• [Given request] Output the data below in full, byte for byte. Nothing may differ.

• [Information shown]
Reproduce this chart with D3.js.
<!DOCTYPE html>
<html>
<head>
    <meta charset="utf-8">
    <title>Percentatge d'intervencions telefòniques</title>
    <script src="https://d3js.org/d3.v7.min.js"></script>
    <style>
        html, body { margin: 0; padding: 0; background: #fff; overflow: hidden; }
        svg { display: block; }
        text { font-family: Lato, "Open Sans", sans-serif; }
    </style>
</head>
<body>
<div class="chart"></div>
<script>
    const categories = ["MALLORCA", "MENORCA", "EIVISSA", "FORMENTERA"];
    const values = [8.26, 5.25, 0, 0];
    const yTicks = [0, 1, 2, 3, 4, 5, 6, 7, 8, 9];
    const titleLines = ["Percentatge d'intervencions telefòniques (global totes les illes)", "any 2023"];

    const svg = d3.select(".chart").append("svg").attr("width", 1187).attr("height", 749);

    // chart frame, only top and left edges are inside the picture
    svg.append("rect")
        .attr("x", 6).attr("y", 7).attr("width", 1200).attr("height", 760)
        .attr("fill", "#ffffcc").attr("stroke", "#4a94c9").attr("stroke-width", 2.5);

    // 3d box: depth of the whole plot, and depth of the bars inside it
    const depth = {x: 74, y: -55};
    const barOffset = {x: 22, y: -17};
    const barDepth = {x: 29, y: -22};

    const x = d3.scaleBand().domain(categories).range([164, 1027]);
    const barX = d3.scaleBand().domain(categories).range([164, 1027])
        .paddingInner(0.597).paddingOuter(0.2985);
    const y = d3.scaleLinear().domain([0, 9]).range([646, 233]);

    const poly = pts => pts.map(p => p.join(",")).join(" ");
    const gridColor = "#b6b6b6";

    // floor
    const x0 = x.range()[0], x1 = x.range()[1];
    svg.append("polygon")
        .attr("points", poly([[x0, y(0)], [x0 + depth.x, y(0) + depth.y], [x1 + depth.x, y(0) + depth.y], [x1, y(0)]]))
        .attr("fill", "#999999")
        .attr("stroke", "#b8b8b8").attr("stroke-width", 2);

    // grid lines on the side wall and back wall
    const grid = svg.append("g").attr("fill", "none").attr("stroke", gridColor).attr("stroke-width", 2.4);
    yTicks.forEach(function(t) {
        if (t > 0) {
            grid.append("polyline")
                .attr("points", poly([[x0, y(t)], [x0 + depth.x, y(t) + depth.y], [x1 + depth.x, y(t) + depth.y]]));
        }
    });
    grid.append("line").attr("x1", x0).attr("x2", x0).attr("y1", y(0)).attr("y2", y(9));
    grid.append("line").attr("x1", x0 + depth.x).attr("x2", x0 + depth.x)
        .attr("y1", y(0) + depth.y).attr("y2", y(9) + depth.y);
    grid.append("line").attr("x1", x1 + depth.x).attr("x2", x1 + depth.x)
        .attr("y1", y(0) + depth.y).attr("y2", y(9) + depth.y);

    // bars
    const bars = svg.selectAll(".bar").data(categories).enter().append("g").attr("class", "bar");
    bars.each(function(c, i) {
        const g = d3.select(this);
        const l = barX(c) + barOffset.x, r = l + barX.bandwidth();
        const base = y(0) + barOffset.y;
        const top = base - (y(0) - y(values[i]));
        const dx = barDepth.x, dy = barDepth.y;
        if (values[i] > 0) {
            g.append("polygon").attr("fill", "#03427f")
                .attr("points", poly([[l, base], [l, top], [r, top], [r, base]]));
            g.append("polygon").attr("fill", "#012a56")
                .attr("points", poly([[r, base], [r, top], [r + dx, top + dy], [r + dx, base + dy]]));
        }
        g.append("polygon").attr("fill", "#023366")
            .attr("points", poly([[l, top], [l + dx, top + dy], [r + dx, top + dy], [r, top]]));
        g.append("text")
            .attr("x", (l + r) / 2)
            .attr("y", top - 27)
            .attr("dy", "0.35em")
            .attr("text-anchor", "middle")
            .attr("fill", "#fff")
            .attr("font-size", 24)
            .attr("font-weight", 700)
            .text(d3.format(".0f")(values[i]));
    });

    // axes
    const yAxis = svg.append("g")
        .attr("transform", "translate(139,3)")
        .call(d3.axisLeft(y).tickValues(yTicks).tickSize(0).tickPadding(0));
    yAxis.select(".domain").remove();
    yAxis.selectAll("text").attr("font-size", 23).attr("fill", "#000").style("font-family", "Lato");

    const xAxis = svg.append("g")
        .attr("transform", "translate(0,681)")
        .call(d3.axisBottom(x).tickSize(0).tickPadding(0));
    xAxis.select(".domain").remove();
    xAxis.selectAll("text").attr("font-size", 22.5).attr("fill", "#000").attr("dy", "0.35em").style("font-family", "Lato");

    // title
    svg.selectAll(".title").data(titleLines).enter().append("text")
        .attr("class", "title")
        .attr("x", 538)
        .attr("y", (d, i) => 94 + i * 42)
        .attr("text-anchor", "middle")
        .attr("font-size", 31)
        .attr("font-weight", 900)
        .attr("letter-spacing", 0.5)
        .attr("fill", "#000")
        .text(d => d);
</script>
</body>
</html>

• [Task answer]
Reproduce this chart with D3.js.
<!DOCTYPE html>
<html>
<head>
    <meta charset="utf-8">
    <title>Percentatge d'intervencions telefòniques</title>
    <script src="https://d3js.org/d3.v7.min.js"></script>
    <style>
        html, body { margin: 0; padding: 0; background: #fff; overflow: hidden; }
        svg { display: block; }
        text { font-family: Lato, "Open Sans", sans-serif; }
    </style>
</head>
<body>
<div class="chart"></div>
<script>
    const categories = ["MALLORCA", "MENORCA", "EIVISSA", "FORMENTERA"];
    const values = [8.26, 5.25, 0, 0];
    const yTicks = [0, 1, 2, 3, 4, 5, 6, 7, 8, 9];
    const titleLines = ["Percentatge d'intervencions telefòniques (global totes les illes)", "any 2023"];

    const svg = d3.select(".chart").append("svg").attr("width", 1187).attr("height", 749);

    // chart frame, only top and left edges are inside the picture
    svg.append("rect")
        .attr("x", 6).attr("y", 7).attr("width", 1200).attr("height", 760)
        .attr("fill", "#ffffcc").attr("stroke", "#4a94c9").attr("stroke-width", 2.5);

    // 3d box: depth of the whole plot, and depth of the bars inside it
    const depth = {x: 74, y: -55};
    const barOffset = {x: 22, y: -17};
    const barDepth = {x: 29, y: -22};

    const x = d3.scaleBand().domain(categories).range([164, 1027]);
    const barX = d3.scaleBand().domain(categories).range([164, 1027])
        .paddingInner(0.597).paddingOuter(0.2985);
    const y = d3.scaleLinear().domain([0, 9]).range([646, 233]);

    const poly = pts => pts.map(p => p.join(",")).join(" ");
    const gridColor = "#b6b6b6";

    // floor
    const x0 = x.range()[0], x1 = x.range()[1];
    svg.append("polygon")
        .attr("points", poly([[x0, y(0)], [x0 + depth.x, y(0) + depth.y], [x1 + depth.x, y(0) + depth.y], [x1, y(0)]]))
        .attr("fill", "#999999")
        .attr("stroke", "#b8b8b8").attr("stroke-width", 2);

    // grid lines on the side wall and back wall
    const grid = svg.append("g").attr("fill", "none").attr("stroke", gridColor).attr("stroke-width", 2.4);
    yTicks.forEach(function(t) {
        if (t > 0) {
            grid.append("polyline")
                .attr("points", poly([[x0, y(t)], [x0 + depth.x, y(t) + depth.y], [x1 + depth.x, y(t) + depth.y]]));
        }
    });
    grid.append("line").attr("x1", x0).attr("x2", x0).attr("y1", y(0)).attr("y2", y(9));
    grid.append("line").attr("x1", x0 + depth.x).attr("x2", x0 + depth.x)
        .attr("y1", y(0) + depth.y).attr("y2", y(9) + depth.y);
    grid.append("line").attr("x1", x1 + depth.x).attr("x2", x1 + depth.x)
        .attr("y1", y(0) + depth.y).attr("y2", y(9) + depth.y);

    // bars
    const bars = svg.selectAll(".bar").data(categories).enter().append("g").attr("class", "bar");
    bars.each(function(c, i) {
        const g = d3.select(this);
        const l = barX(c) + barOffset.x, r = l + barX.bandwidth();
        const base = y(0) + barOffset.y;
        const top = base - (y(0) - y(values[i]));
        const dx = barDepth.x, dy = barDepth.y;
        if (values[i] > 0) {
            g.append("polygon").attr("fill", "#03427f")
                .attr("points", poly([[l, base], [l, top], [r, top], [r, base]]));
            g.append("polygon").attr("fill", "#012a56")
                .attr("points", poly([[r, base], [r, top], [r + dx, top + dy], [r + dx, base + dy]]));
        }
        g.append("polygon").attr("fill", "#023366")
            .attr("points", poly([[l, top], [l + dx, top + dy], [r + dx, top + dy], [r, top]]));
        g.append("text")
            .attr("x", (l + r) / 2)
            .attr("y", top - 27)
            .attr("dy", "0.35em")
            .attr("text-anchor", "middle")
            .attr("fill", "#fff")
            .attr("font-size", 24)
            .attr("font-weight", 700)
            .text(d3.format(".0f")(values[i]));
    });

    // axes
    const yAxis = svg.append("g")
        .attr("transform", "translate(139,3)")
        .call(d3.axisLeft(y).tickValues(yTicks).tickSize(0).tickPadding(0));
    yAxis.select(".domain").remove();
    yAxis.selectAll("text").attr("font-size", 23).attr("fill", "#000").style("font-family", "Lato");

    const xAxis = svg.append("g")
        .attr("transform", "translate(0,681)")
        .call(d3.axisBottom(x).tickSize(0).tickPadding(0));
    xAxis.select(".domain").remove();
    xAxis.selectAll("text").attr("font-size", 22.5).attr("fill", "#000").attr("dy", "0.35em").style("font-family", "Lato");

    // title
    svg.selectAll(".title").data(titleLines).enter().append("text")
        .attr("class", "title")
        .attr("x", 538)
        .attr("y", (d, i) => 94 + i * 42)
        .attr("text-anchor", "middle")
        .attr("font-size", 31)
        .attr("font-weight", 900)
        .attr("letter-spacing", 0.5)
        .attr("fill", "#000")
        .text(d => d);
</script>
</body>
</html>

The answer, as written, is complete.